* **Given request**: Repeat the material below exactly, line for line.
--- start ---
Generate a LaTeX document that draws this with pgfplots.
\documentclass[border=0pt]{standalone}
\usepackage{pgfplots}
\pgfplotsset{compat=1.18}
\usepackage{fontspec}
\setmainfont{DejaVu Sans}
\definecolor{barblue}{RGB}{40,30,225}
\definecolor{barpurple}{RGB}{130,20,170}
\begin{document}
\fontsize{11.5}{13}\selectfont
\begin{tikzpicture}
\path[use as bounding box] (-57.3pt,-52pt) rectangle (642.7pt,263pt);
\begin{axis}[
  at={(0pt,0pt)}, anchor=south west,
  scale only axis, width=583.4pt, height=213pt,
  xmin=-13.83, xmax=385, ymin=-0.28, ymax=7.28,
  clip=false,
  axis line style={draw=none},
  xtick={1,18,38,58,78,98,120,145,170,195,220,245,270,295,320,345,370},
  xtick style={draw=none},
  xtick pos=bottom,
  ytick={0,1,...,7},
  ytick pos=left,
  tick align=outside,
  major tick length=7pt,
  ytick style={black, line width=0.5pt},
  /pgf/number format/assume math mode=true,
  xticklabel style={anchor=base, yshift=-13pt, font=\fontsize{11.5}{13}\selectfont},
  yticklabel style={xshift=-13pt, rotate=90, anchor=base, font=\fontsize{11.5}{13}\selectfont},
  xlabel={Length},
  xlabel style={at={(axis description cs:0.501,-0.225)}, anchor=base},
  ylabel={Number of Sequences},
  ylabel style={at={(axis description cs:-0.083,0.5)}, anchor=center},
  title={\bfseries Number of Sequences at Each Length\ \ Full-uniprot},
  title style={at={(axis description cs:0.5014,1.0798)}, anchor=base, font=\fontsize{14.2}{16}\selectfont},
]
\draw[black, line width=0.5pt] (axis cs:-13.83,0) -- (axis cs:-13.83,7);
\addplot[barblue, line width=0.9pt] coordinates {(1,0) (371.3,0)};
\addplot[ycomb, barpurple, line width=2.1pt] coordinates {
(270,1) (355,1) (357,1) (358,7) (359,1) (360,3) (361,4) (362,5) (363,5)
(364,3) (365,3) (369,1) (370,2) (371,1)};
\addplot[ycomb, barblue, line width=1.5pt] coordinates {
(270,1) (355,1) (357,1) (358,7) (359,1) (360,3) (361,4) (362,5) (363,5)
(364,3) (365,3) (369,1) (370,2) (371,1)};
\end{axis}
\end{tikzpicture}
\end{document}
--- end ---
* **Result**:
Generate a LaTeX document that draws this with pgfplots.
\documentclass[border=0pt]{standalone}
\usepackage{pgfplots}
\pgfplotsset{compat=1.18}
\usepackage{fontspec}
\setmainfont{DejaVu Sans}
\definecolor{barblue}{RGB}{40,30,225}
\definecolor{barpurple}{RGB}{130,20,170}
\begin{document}
\fontsize{11.5}{13}\selectfont
\begin{tikzpicture}
\path[use as bounding box] (-57.3pt,-52pt) rectangle (642.7pt,263pt);
\begin{axis}[
  at={(0pt,0pt)}, anchor=south west,
  scale only axis, width=583.4pt, height=213pt,
  xmin=-13.83, xmax=385, ymin=-0.28, ymax=7.28,
  clip=false,
  axis line style={draw=none},
  xtick={1,18,38,58,78,98,120,145,170,195,220,245,270,295,320,345,370},
  xtick style={draw=none},
  xtick pos=bottom,
  ytick={0,1,...,7},
  ytick pos=left,
  tick align=outside,
  major tick length=7pt,
  ytick style={black, line width=0.5pt},
  /pgf/number format/assume math mode=true,
  xticklabel style={anchor=base, yshift=-13pt, font=\fontsize{11.5}{13}\selectfont},
  yticklabel style={xshift=-13pt, rotate=90, anchor=base, font=\fontsize{11.5}{13}\selectfont},
  xlabel={Length},
  xlabel style={at={(axis description cs:0.501,-0.225)}, anchor=base},
  ylabel={Number of Sequences},
  ylabel style={at={(axis description cs:-0.083,0.5)}, anchor=center},
  title={\bfseries Number of Sequences at Each Length\ \ Full-uniprot},
  title style={at={(axis description cs:0.5014,1.0798)}, anchor=base, font=\fontsize{14.2}{16}\selectfont},
]
\draw[black, line width=0.5pt] (axis cs:-13.83,0) -- (axis cs:-13.83,7);
\addplot[barblue, line width=0.9pt] coordinates {(1,0) (371.3,0)};
\addplot[ycomb, barpurple, line width=2.1pt] coordinates {
(270,1) (355,1) (357,1) (358,7) (359,1) (360,3) (361,4) (362,5) (363,5)
(364,3) (365,3) (369,1) (370,2) (371,1)};
\addplot[ycomb, barblue, line width=1.5pt] coordinates {
(270,1) (355,1) (357,1) (358,7) (359,1) (360,3) (361,4) (362,5) (363,5)
(364,3) (365,3) (369,1) (370,2) (371,1)};
\end{axis}
\end{tikzpicture}
\end{document}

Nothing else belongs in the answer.